DEAR NATHAN: I received a restaurant gift card from some friends. When I presented it at a restaurant, it was refused as “never having been activated through purchase.”
I called my friends to let them know, thinking it was a mistake on the part of the restaurant at the time it was purchased. They said they would come by and pick up the card. I have heard nothing from them since, and I haven’t written a thank-you note or made any further attempt to contact them.
Was I right in calling them? Do I now ignore the whole thing? — GIFT CARD DENIED
DEAR GIFT CARD DENIED: You have very cheap friends. You should find friends that are better at gift giving.

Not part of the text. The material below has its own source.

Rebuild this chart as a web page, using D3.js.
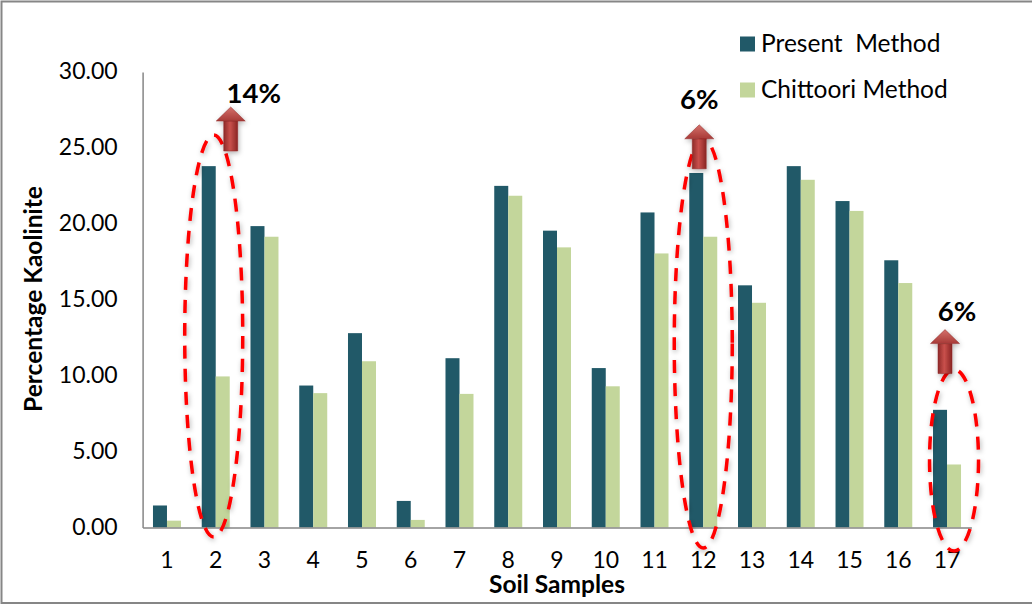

As far as this gift giving scam goes, this has really inspired me. People think they are getting something of value when, in fact, it is just a piece of plastic. This will save me hundreds of dollars in gifts because I “mistakenly” forgot to put money on the card. Oops!
In fact, I could never have to give another gift for the rest of my life. Sure, I will probably lose a few friends in the process, but with the money I’m saving, I can buy new friends.
Anyway, I would probably just pretend the whole thing never happened. Then I would regift that card back to them at the next gift-required event. I would bet all of my life savings that they will not call you out on it, but if they do, just mention that it’s like new because you were never able to use it.
If you don’t like that idea, I think you should write a nice thank you note. I have drafted a copy for you:
Thank you soooo much for the gift card. I have really been looking forward to using it. I can’t believe you would go to the trouble of getting this for me! You are just the kindest, most wonderful friends in the world. This card really shows me how much our friendship is worth to you.
Good luck passive-aggressively laying a guilt trip on your friends,
DEAR NATHAN: My 7-year-old son is a great winner when we play games, but he’s a terrible loser. When he loses a game, he loses control. He screams, yells, hits and sometimes bites. Is there a way to stop this behavior or am I stuck with a son who hates to lose? — LOSING THE BATTLE AT HOME
DEAR LOSING THE BATTLE: Your son seems to have a serious competitive nature. Now, most people advising you would say to defuse the situation by keeping your own temper in check and to then discipline that child firmly but calmly.
That is by far the lamest advice you could receive.
Instead, I would go the other direction. Get that kid to be more and more competitive. You should find a way to make him start reacting this way before the game is over. The way Ultimate Fighting is taking off, he could become an international star, but only if you can just get him to become angry BEFORE he loses. Then you will be able to retire early all because you helped your child develop and harness an incredible rage.
After all, doesn’t a good parent always identify their child’s talents and set them up for success?
Remember me when your child is the UFC heavyweight champion,
DEAR NATHAN: How do you feel about young adults using the F-word in public? My sweetie, a mom of two, insists the word is becoming accepted. I am of the “old school,” and I maintain that the word is tasteless and shouldn’t be used in public. What do you think? — KEEPING IT CLEAN IN MASSACHUSETTS
DEAR KEEPING IT CLEAN: Who #$%^@# cares? Just @#$@#$# calm down and put some @#$#$%!@ earplugs in if you can’t @#$#^%@# handle it.
I apologize. My keyboard has been acting up. That’s what I get for spilling Diet Mountain Dew on it!
Don’t keep beverages near your computer,
DEAR NATHAN: Is it ever appropriate for a diner to lick his/her fingers in public, like when eating finger food or barbecue? It drives me nuts! I equate it to a cat cleaning itself.
When I try to get the person in question to use a napkin, I’m looked at as if I’ve lost my mind! At the very least, our hands are covered with germs, and who wants to stick them in their mouth? Yecch. — GROSSED OUT IN OHIO
DEAR GROSSED OUT: Have you ever watched a cat clean itself? Unless this person is licking their fingers, then rubbing them all over their body at dinner, it is nothing like that. If they are licking their fingers, then rubbing them all over their body at dinner, then that is not ever appropriate.
There are actually several times when finger licking is appropriate. For instance, when one eats Ethiopian food, you are not given silverware or napkins. You just scoop up the meat with a large pancake like bread. If I were eating Ethiopian and I got food on my fingers, my options would be to lick it off, leave it on there the whole meal, wipe it on my pants leg, or wipe it on a stranger’s pants leg. I feel the licking is the least offensive of these choices.
I feel like there is a strong likelihood that, in the near future, there will be a letter sent to an advice columnist complaining that their friend keeps telling them they “are acting like a dirty cat” and then tries to force a napkin into their hands.